US 12,462,018 B2
System and method for detecting poisoned training data based on characteristics of updated artificial intelligence models
Ofir Ezrielev, Be'er Sheva (IL); Amihai Savir, Newton, MA (US); and Tomer Kushnir, Omer (IL)
Assigned to Dell Products L.P., Round Rock, TX (US)
Filed by Dell Products L.P., Round Rock, TX (US)
Filed on Dec. 29, 2022, as Appl. No. 18/147,773.
Prior Publication US 2024/0220608 A1, Jul. 4, 2024
Int. Cl. G06F 21/55 (2013.01); G06N 3/096 (2023.01)

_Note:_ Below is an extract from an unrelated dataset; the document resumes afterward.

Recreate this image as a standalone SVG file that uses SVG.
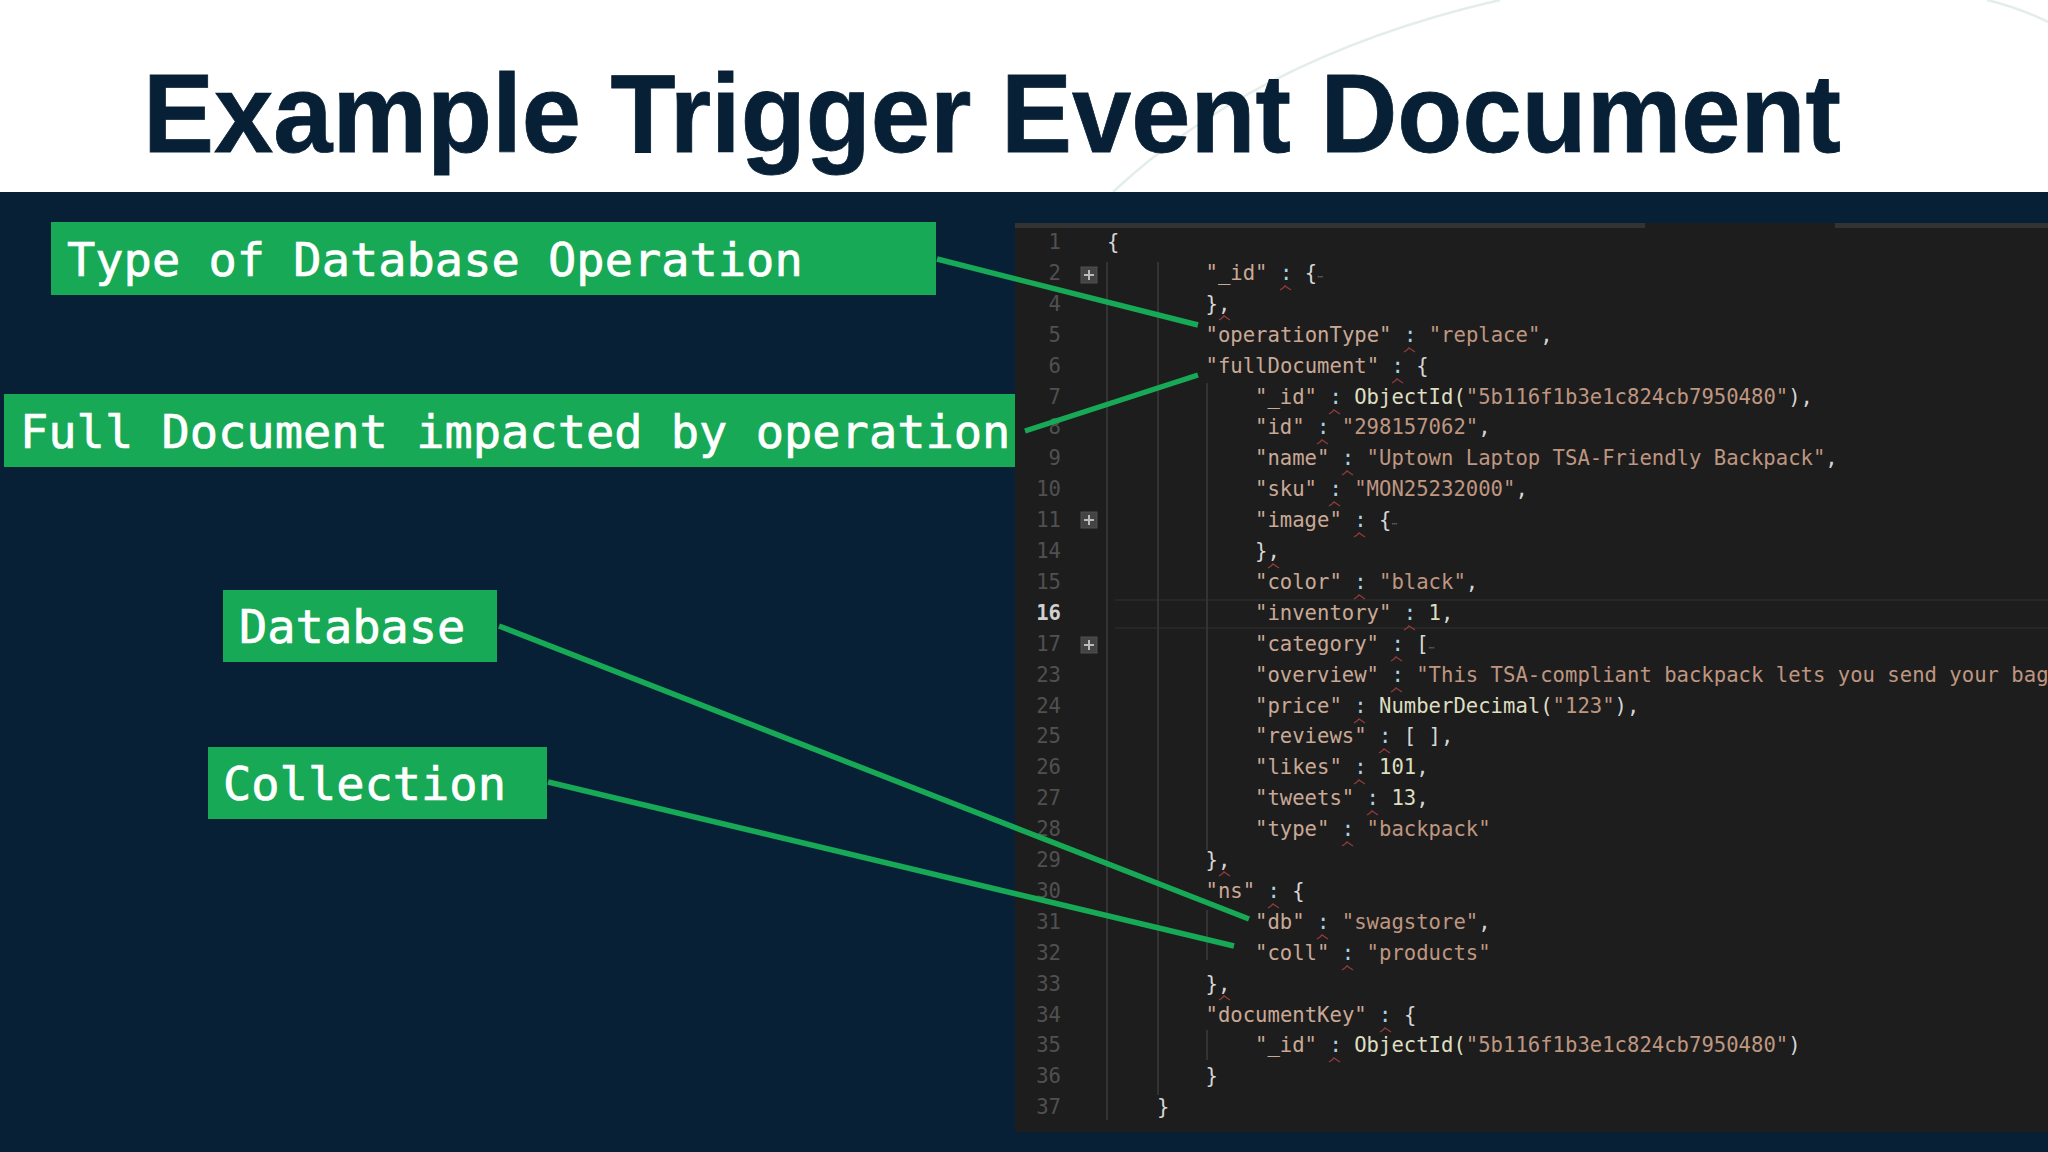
<svg xmlns="http://www.w3.org/2000/svg" width="2048" height="1152" viewBox="0 0 2048 1152">
<style>
.t{font:bold 112px "Liberation Sans",Arial,sans-serif;fill:#072036;stroke:#072036;stroke-width:.8}
.l{font:47px "DejaVu Sans Mono",monospace;fill:#fff;stroke:#fff;stroke-width:.7}
.b{fill:#17a955}
.c{stroke:#17a955;stroke-width:5.5;fill:none}
.code{font:20.6px "DejaVu Sans Mono",monospace;fill:#c9a995;white-space:pre}
.n{font:20.6px "DejaVu Sans Mono",monospace;fill:#505050;text-anchor:end}
.a{fill:#bf9680}.o{fill:#d6d6d6}.f{fill:#dedec0}.k{fill:#a9d3e0}.d{fill:#666;font-size:10px}
.g{stroke:#333;stroke-width:2;fill:none}
.h{stroke:#272727;stroke-width:2;fill:none}
.q{stroke:#8f3a3a;stroke-width:1.4;fill:none}
.fb{fill:#444;stroke:#505050}
.fp{stroke:#bbb;stroke-width:2;fill:none}
</style>
<defs><clipPath id="pc"><rect x="1015" y="223" width="1033" height="909"/></clipPath>
<path id="sq" d="M-6 2L-3 0L-1 -2L2 0L5 2"/></defs>
<rect width="2048" height="1152" fill="#fff"/>
<path d="M1113 192Q1260 55 1500 0M1987 0Q2020 8 2048 22" fill="none" stroke="#e3eeea" stroke-width="2.5"/>
<rect y="192" width="2048" height="960" fill="#072036"/>
<text class="t" x="143" y="151.500" textLength="1698" lengthAdjust="spacingAndGlyphs">Example Trigger Event Document</text>
<g id="code" clip-path="url(#pc)">
<rect x="1015" y="223" width="1033" height="909" fill="#1d1d1e"/>
<path d="M1015 225.500H1645M1835 225.500H2048" stroke="#333" stroke-width="5"/>
<path class="h" d="M1115 600H2048M1115 628H2048"/>
<path class="g" d="M1107 262V1120M1158 262V1095M1207 383V850M1207 910V960M1207 1030V1060"/>
<g id="folds">
<rect class="fb" x="1081" y="267" width="16" height="16"/><path class="fp" d="M1084 275H1094M1089 270V280"/>
<rect class="fb" x="1081" y="512" width="16" height="16"/><path class="fp" d="M1084 520H1094M1089 515V525"/>
<rect class="fb" x="1081" y="637" width="16" height="16"/><path class="fp" d="M1084 645H1094M1089 640V650"/>
</g>
<g id="nums">
<text class="n" x="1061" y="249">1</text><text class="n" x="1061" y="280">2</text><text class="n" x="1061" y="311">4</text><text class="n" x="1061" y="342">5</text><text class="n" x="1061" y="372.600">6</text><text class="n" x="1061" y="403.500">7</text><text class="n" x="1061" y="434.400">8</text><text class="n" x="1061" y="465.300">9</text><text class="n" x="1061" y="496.200">10</text><text class="n" x="1061" y="527.100">11</text><text class="n" x="1061" y="558">14</text><text class="n" x="1061" y="588.900">15</text><text class="n" x="1061" y="619.800" style="fill:#d0d0d0;font-weight:bold">16</text><text class="n" x="1061" y="650.700">17</text><text class="n" x="1061" y="681.600">23</text><text class="n" x="1061" y="712.500">24</text><text class="n" x="1061" y="743.400">25</text><text class="n" x="1061" y="774.300">26</text><text class="n" x="1061" y="805.200">27</text><text class="n" x="1061" y="836.100">28</text><text class="n" x="1061" y="867">29</text><text class="n" x="1061" y="897.900">30</text><text class="n" x="1061" y="928.800">31</text><text class="n" x="1061" y="959.700">32</text><text class="n" x="1061" y="990.600">33</text><text class="n" x="1061" y="1021.500">34</text><text class="n" x="1061" y="1052.400">35</text><text class="n" x="1061" y="1083.300">36</text><text class="n" x="1061" y="1114.200">37</text>
</g>
<g id="lines" xml:space="preserve">
<text class="code o" x="1107" y="249">{</text>
<text class="code" x="1205.500" y="280">"_id" <tspan class="k">:</tspan> <tspan class="o">{</tspan><tspan class="d">⋯</tspan></text>
<text class="code o" x="1205.500" y="311">},</text>
<text class="code" x="1205.500" y="342">"operationType" <tspan class="k">:</tspan> <tspan class="a">"replace"</tspan><tspan class="o">,</tspan></text>
<text class="code" x="1205.500" y="372.600">"fullDocument" <tspan class="k">:</tspan> <tspan class="o">{</tspan></text>
<text class="code" x="1255" y="403.500">"_id" <tspan class="k">:</tspan> <tspan class="f">ObjectId(</tspan><tspan class="a">"5b116f1b3e1c824cb7950480"</tspan><tspan class="o">),</tspan></text>
<text class="code" x="1255" y="434.400">"id" <tspan class="k">:</tspan> <tspan class="a">"298157062"</tspan><tspan class="o">,</tspan></text>
<text class="code" x="1255" y="465.300">"name" <tspan class="k">:</tspan> <tspan class="a">"Uptown Laptop TSA-Friendly Backpack"</tspan><tspan class="o">,</tspan></text>
<text class="code" x="1255" y="496.200">"sku" <tspan class="k">:</tspan> <tspan class="a">"MON25232000"</tspan><tspan class="o">,</tspan></text>
<text class="code" x="1255" y="527.100">"image" <tspan class="k">:</tspan> <tspan class="o">{</tspan><tspan class="d">⋯</tspan></text>
<text class="code o" x="1255" y="558">},</text>
<text class="code" x="1255" y="588.900">"color" <tspan class="k">:</tspan> <tspan class="a">"black"</tspan><tspan class="o">,</tspan></text>
<text class="code" x="1255" y="619.800">"inventory" <tspan class="k">:</tspan> <tspan class="f">1</tspan><tspan class="o">,</tspan></text>
<text class="code" x="1255" y="650.700">"category" <tspan class="k">:</tspan> <tspan class="o">[</tspan><tspan class="d">⋯</tspan></text>
<text class="code" x="1255" y="681.600">"overview" <tspan class="k">:</tspan> <tspan class="a">"This TSA-compliant backpack lets you send your bag</tspan></text>
<text class="code" x="1255" y="712.500">"price" <tspan class="k">:</tspan> <tspan class="f">NumberDecimal(</tspan><tspan class="a">"123"</tspan><tspan class="o">),</tspan></text>
<text class="code" x="1255" y="743.400">"reviews" <tspan class="k">:</tspan> <tspan class="o">[ ],</tspan></text>
<text class="code" x="1255" y="774.300">"likes" <tspan class="k">:</tspan> <tspan class="f">101</tspan><tspan class="o">,</tspan></text>
<text class="code" x="1255" y="805.200">"tweets" <tspan class="k">:</tspan> <tspan class="f">13</tspan><tspan class="o">,</tspan></text>
<text class="code" x="1255" y="836.100">"type" <tspan class="k">:</tspan> <tspan class="a">"backpack"</tspan></text>
<text class="code o" x="1205.500" y="867">},</text>
<text class="code" x="1205.500" y="897.900">"ns" <tspan class="k">:</tspan> <tspan class="o">{</tspan></text>
<text class="code" x="1255" y="928.800">"db" <tspan class="k">:</tspan> <tspan class="a">"swagstore"</tspan><tspan class="o">,</tspan></text>
<text class="code" x="1255" y="959.700">"coll" <tspan class="k">:</tspan> <tspan class="a">"products"</tspan></text>
<text class="code o" x="1205.500" y="990.600">},</text>
<text class="code" x="1205.500" y="1021.500">"documentKey" <tspan class="k">:</tspan> <tspan class="o">{</tspan></text>
<text class="code" x="1255" y="1052.400">"_id" <tspan class="k">:</tspan> <tspan class="f">ObjectId(</tspan><tspan class="a">"5b116f1b3e1c824cb7950480"</tspan><tspan class="o">)</tspan></text>
<text class="code o" x="1205.500" y="1083.300">}</text>
<text class="code o" x="1157" y="1114.200">}</text>
</g>
<g id="squiggles" class="q">
<use href="#sq" x="1286" y="288"/><use href="#sq" x="1225" y="318"/><use href="#sq" x="1410" y="350"/><use href="#sq" x="1398" y="381"/><use href="#sq" x="1335" y="412"/><use href="#sq" x="1323" y="442"/><use href="#sq" x="1348" y="473"/><use href="#sq" x="1335" y="504"/><use href="#sq" x="1360" y="535"/><use href="#sq" x="1274" y="566"/><use href="#sq" x="1360" y="597"/><use href="#sq" x="1410" y="628"/><use href="#sq" x="1397" y="659"/><use href="#sq" x="1397" y="690"/><use href="#sq" x="1360" y="721"/><use href="#sq" x="1385" y="751"/><use href="#sq" x="1360" y="782"/><use href="#sq" x="1373" y="813"/><use href="#sq" x="1348" y="844"/><use href="#sq" x="1225" y="874"/><use href="#sq" x="1274" y="906"/><use href="#sq" x="1323" y="937"/><use href="#sq" x="1348" y="968"/><use href="#sq" x="1225" y="998"/><use href="#sq" x="1386" y="1030"/><use href="#sq" x="1335" y="1060"/>
</g>
</g>
<g id="n1"><rect class="b" x="51" y="222" width="885" height="73"/><text class="l" x="67" y="276">Type of Database Operation</text></g>
<g id="n2"><rect class="b" x="4" y="394" width="1011" height="73"/><text class="l" x="20" y="448">Full Document impacted by operation</text></g>
<g id="n3"><rect class="b" x="223" y="590" width="274" height="72"/><text class="l" x="239" y="643">Database</text></g>
<g id="n4"><rect class="b" x="208" y="747" width="339" height="72"/><text class="l" x="223" y="800">Collection</text></g>
<g id="connectors"><path class="c" d="M937 259L1198 325M1025 431L1198 375M499 626L1249 919M548 782L1234 946"/></g>
</svg>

CPC G06F 21/55 (2013.01) [G06N 3/096 (2023.01)] 20 Claims
OG exemplary drawing
 
1. A method for managing an artificial intelligence (AI) model, the method comprising:
obtaining a second instance of the AI model, the second instance of the AI model comprising a first portion being trained using a known good set of training data and a second portion being trained using a suspect set of training data, and obtaining the second instance of the AI model comprises:
performing a transfer learning process using the suspect set of training data and a first instance of the AI model to obtain the second instance of the AI model, the first instance of the AI model previously being trained, at least in part, using the known good set of training data, and the transfer learning process comprises:
obtaining the first instance of the AI model;
freezing a first portion of the first instance of the AI model to obtain a partially frozen AI model; and
training the partially frozen AI model using the suspect set of training data to obtain the second instance of the AI model;
performing an analysis of the second instance of the AI model to obtain a quantification, the quantification indicating a likelihood that the suspect set of training data comprises poisoned training data;
making a determination regarding whether the quantification exceeds a quantification threshold;
in a first instance of the determination in which the quantification exceeds the quantification threshold:
treating the suspect set of training data as comprising the poisoned training data; and
in a second instance of the determination in which the quantification does not exceed the quantification threshold:
treating the suspect set of training data as not comprising the poisoned training data.